Earlier this month, the people of Bolivia made major progress towards reversing the imperialist coup that ousted their democratically elected socialist president Evo Morales last November. After months of armed struggles and protest blockades, they've forced the coup regime to hold a new election on October 18th. Despite the regime's best efforts to make itself into a bourgeois dictatorship through perpetually delaying elections and unleashing death squads, the indigenous and proletarian resistance movement has subdued it in this way. But because Bolivia is still a bourgeois state, we still can't be sure whether this will result in the regime's demise and the restoration of a socialist government.

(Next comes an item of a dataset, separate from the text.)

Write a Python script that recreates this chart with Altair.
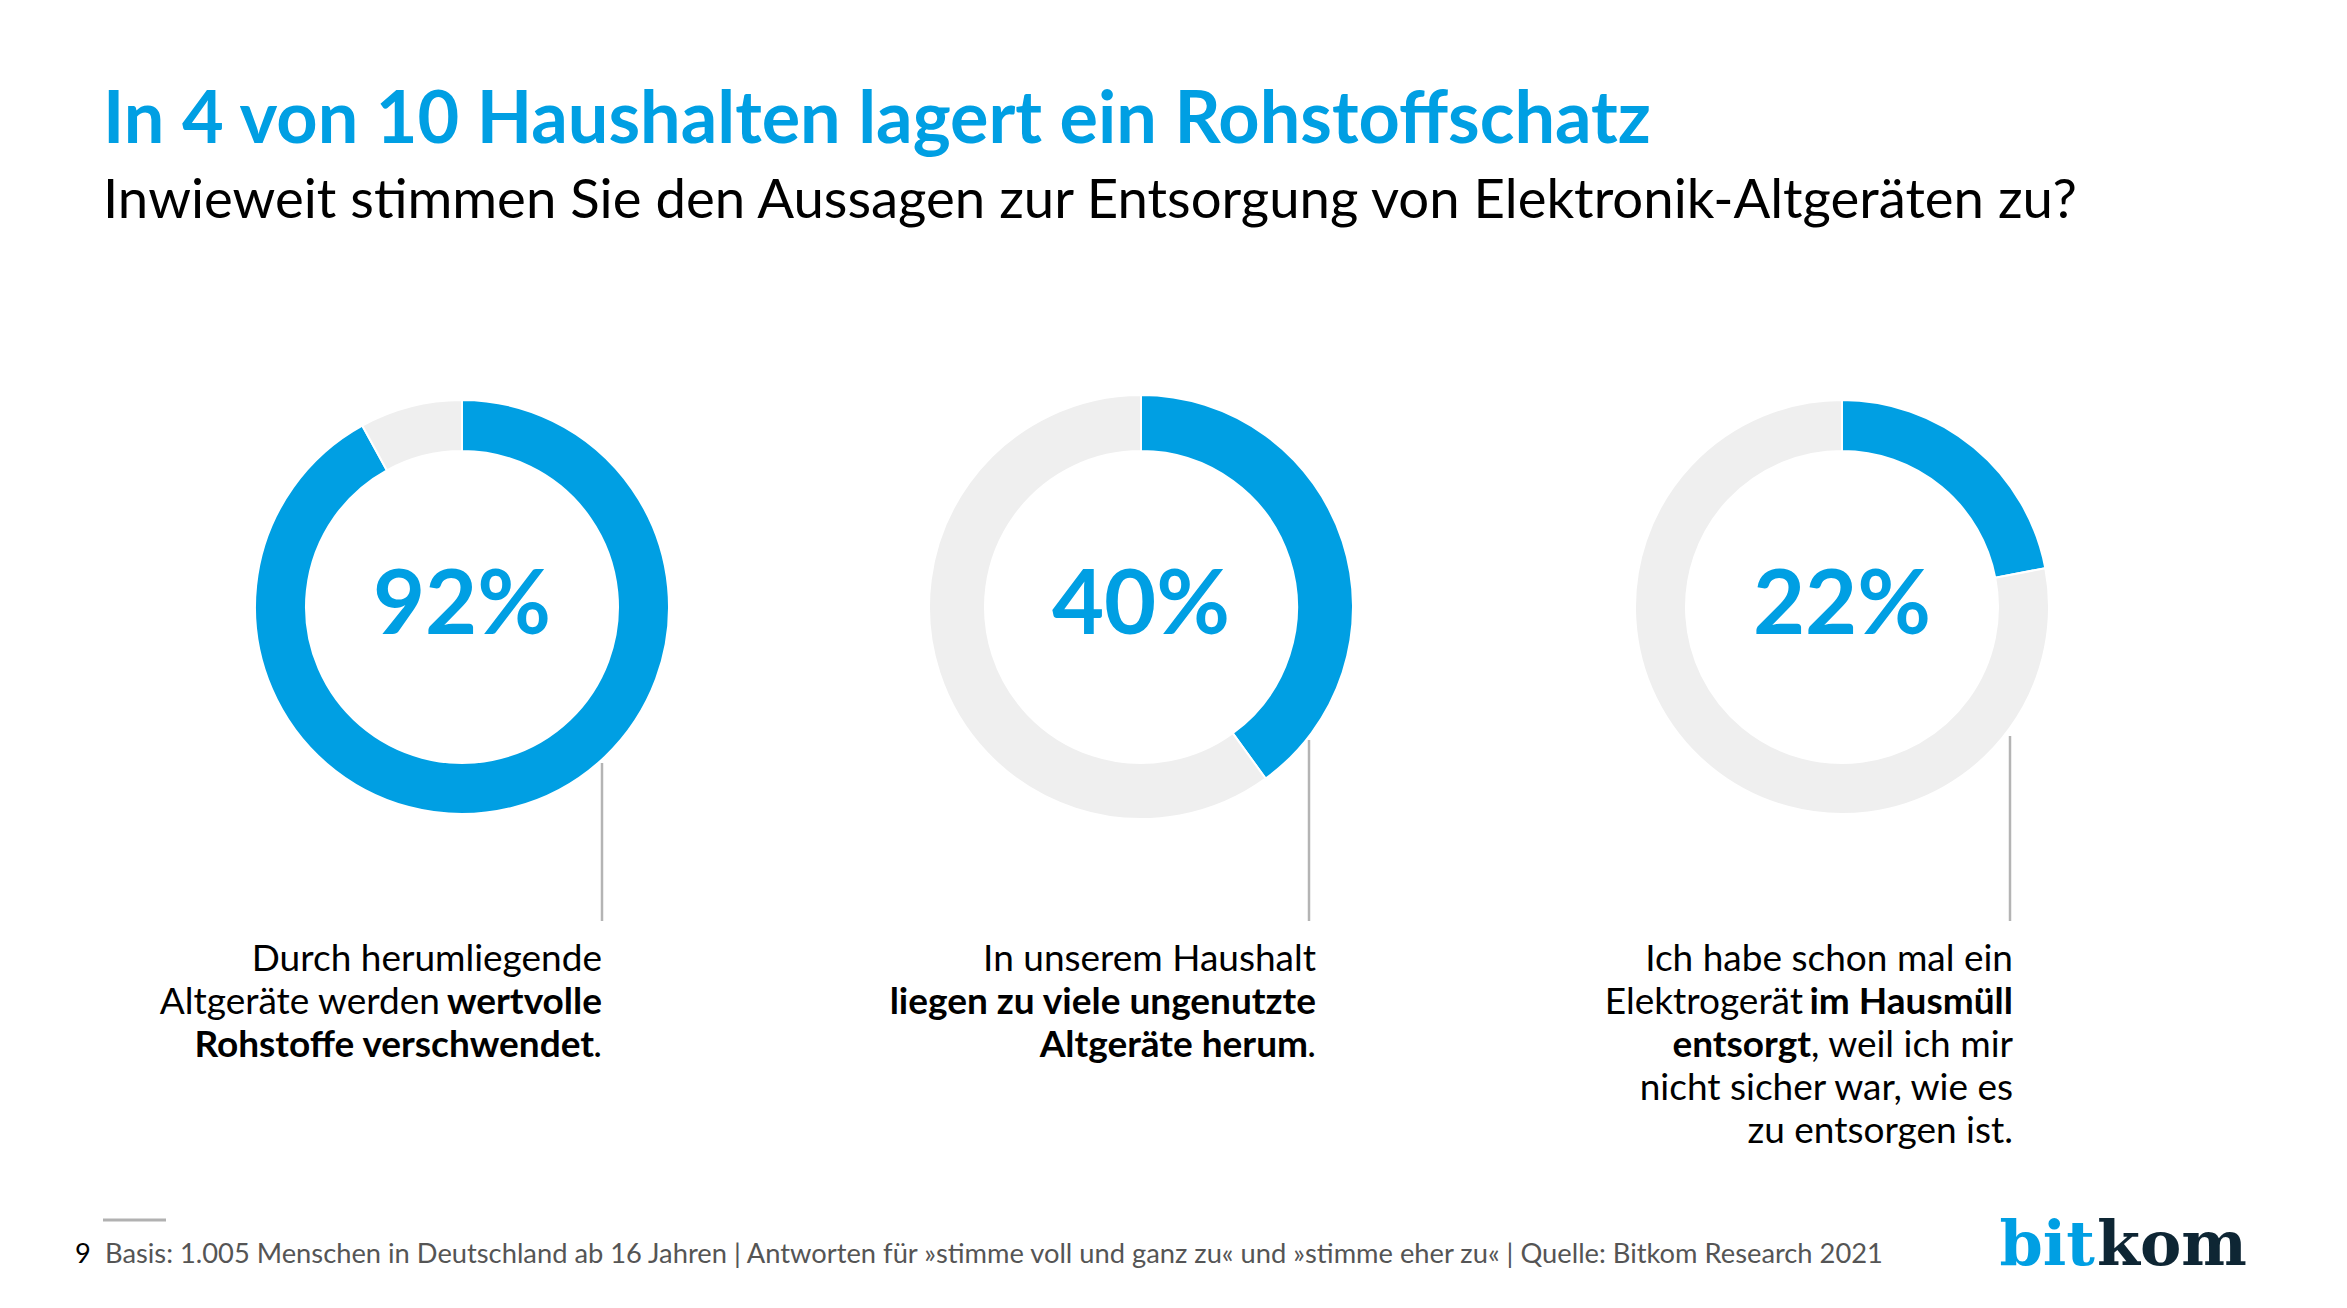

Who knows what the fascists in the Bolivian government and their U.S. imperialist backers will do to try to hold on to power? Rig the election? Stir up more racist violence that intimidates their opponents into surrender? These things are almost unbearable to contemplate after all of the hardships that Bolivia's poor and indigenous people have endured in this last year, but the strength of the imperialist beast makes them necessary to prepare for. Already, violent pro-regime groups are attacking Bolivia's Human Rights Ombudsman while the regime's police look on. Much more bloodshed will stand in the way of Bolivia finally becoming free from imperial control.
This reality, along with the fact that so much blood has already had to be shed in the resistance against the coup, should teach us a lesson about how to defeat capitalism and imperialism. It should teach us that when proletarian revolutionaries don't overthrow the existing, capitalist-run state and replace it with a dictatorship of the proletariat (also called a proletarian democracy), the capitalists will retain the upper hand even after the socialists have won a country's highest office. Which will make counter-revolutionary events like Bolivia's coup all the more possible.
Morales wasn't to blame for the fact that in 2005, when he came into office, material conditions necessitated Bolivia's socialist party to take power through elections rather than through overthrowing the state. The latter option evidently wasn't as feasible at the time, and by taking the electoral approach, Morales was able to lift his people's living standards far faster than if he were to have rejected power before an overthrow could take place. His only fault was in assuming that he would merely have to create an anti-imperialist military school, rather than build a revolutionary militia like the Chavista government has done in Venezuela.
But because of the self-reinforcing nature of the bourgeois state, this understandable miscalculation on his part helped lead to the military turning against him in the wake of last year's wave of right-wing terrorism. Apparently teaching the military personnel to oppose imperialism wasn't sufficient when the empire could so easily set its thugs upon the country. The factors shifted in favor of the reaction, because the reaction wasn't held back by the constraints that a dictatorship of the proletariat would have provided.
In the five existing communist countries of China, Cuba, Vietnam, Laos, and the DPRK, the dictatorship of the proletariat safeguards against counter-revolutionary forces in ways even more effective than what the Chavistas have been able to do. When the proletariat is fundamentally in control of the state apparatus, the state can prioritize the defense of the country's borders from reactionary propaganda, terrorism, and other kinds of imperialist subversion.
China's "great firewall" is about stopping people from being bombarded with the anti-Chinese lies and bigotry that the U.S. empire constantly dumps into the internet. The DPRK's policy of creating a largely separate internet for itself is motivated by the same desire to shield its culture from the poisonous deceptions of the imperialists. Cuba's online censorship is also motivated not by some kind of top-down tyranny, but by a democratically decided choice to shield people from the empire's psychological warfare. If Vietnam and Laos were undergoing similar mounts of imperialist attacks, they would put in place the same kinds of information and military defenses that these three other Marxist-Leninist states have.
Such extensive protection measures aren't possible in Venezuela, where much of the media is still controlled by the capitalist class and their allies in Washington. Venezuela's capitalist class has also managed to blunt the governmental power of the Chavistas by keeping in place a counter-revolutionary bureaucracy--one that helped enable the staged attempt last year to install the imperialist puppet Juan Guaidó in place of the democratically elected president Maduro. Chavez himself lamented the counter-revolutionary nature of the state structure that his movement is trying to overcome.